Le principal allié du PSOE, le parti populiste de pseudo-gauche Podemos, a également encouragé l'exhumation. Le dirigeant stalinien de Podemos, Pablo Iglesias, a tweeté que c'était une «bonne nouvelle», bien qu'il ait aussi affirmé être déçu du fait que les officiers de l'armée espagnole ait salué Franco: «C'est une honte démocratique de voir des membres des forces armées saluer le corps d'un dictateur.»

Ces déclarations sont fondées sur de la mauvaise foi politique. Au sein de la machine étatique et des forces armées en Espagne et dans toute l'Europe, comme on le sait, le fascisme bénéficie d'un soutien profond. En juin, la Cour suprême espagnole a statué que la déclaration de Franco le 1er octobre 1936 à Burgos, se proclamant chef de l'État quelques mois après le coup d'État fasciste, en faisait le chef d'État légitime. Pourtant, Podemos s'est aligné sur le silence général des médias et de l'élite politique au sujet de cette décision réactionnaire légitimant un coup d'Etat fasciste qui a conduit à des meurtres de masse.

Quant au PSOE, ses responsables ont défilé avec le parti pro-Franco VOX à Barcelone contre le séparatisme catalan et pour soutenir la répression policière. Quelques jours plus tard, la vice-première ministre par intérim Carmen Calvo a qualifié José Antonio Primo de Rivera, fondateur de la Falange fasciste en 1934, de «victime» de la guerre civile. En fait, Rivera a été un conspirateur clé dans le coup d'État franquiste. Il a été accusé de conspiration et de rébellion, jugé et exécuté dans les premiers mois de la guerre.

Tirant les leçons, après le coup d'État franquiste, de la faillite de la politique du Front populaire des précurseurs du PSOE et de Podemos, dont le Parti communiste d'Espagne (PCE) stalinien, Léon Trotsky avertit en 1936: «Le gouvernement du Front populaire, c'est-à-dire le gouvernement de la coalition des travailleurs avec la bourgeoisie, est essentiellement un gouvernement de capitulation devant la bureaucratie et les officiers. Telle est la grande leçon des événements en Espagne, qui sont maintenant payés par des milliers de vies humaines.»
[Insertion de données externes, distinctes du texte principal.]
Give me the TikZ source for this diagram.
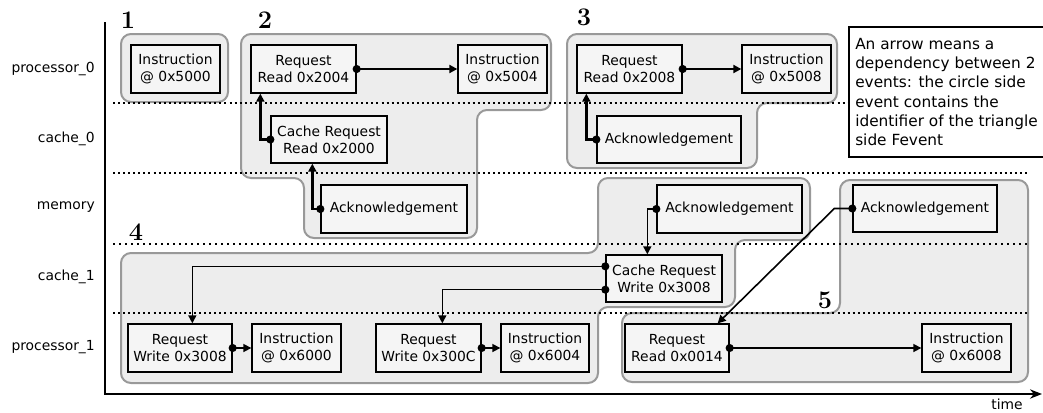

Plusieurs décennies plus tard, cet avertissement est crucial pour les travailleurs et les jeunes en Espagne et dans le monde. Discrédités par des décennies d'austérité et de guerre, le PSOE et Podemos n'ont pas, dans la classe ouvrière, la base que leurs prédécesseurs avaient à l'époque de Trotsky. Mais ils travaillent, comme l'a expliqué Trotsky, à désarmer la classe ouvrière face à la menace croissante de la répression fasciste et de la violence de l'État pour créer les conditions permettant aux forces ouvertement pro-fascistes comme VOX de croître.
Pour mobiliser l'opposition croissante de l'opposition ouvrière dans la lutte contre la violence fasciste de l'État, il faut construire un parti trotskyste afin de proposer autre chose que Podemos. La tâche critique à laquelle font face les travailleurs et les jeunes est de construire une section du Comité international de la Quatrième Internationale en Espagne et dans les pays d'Europe.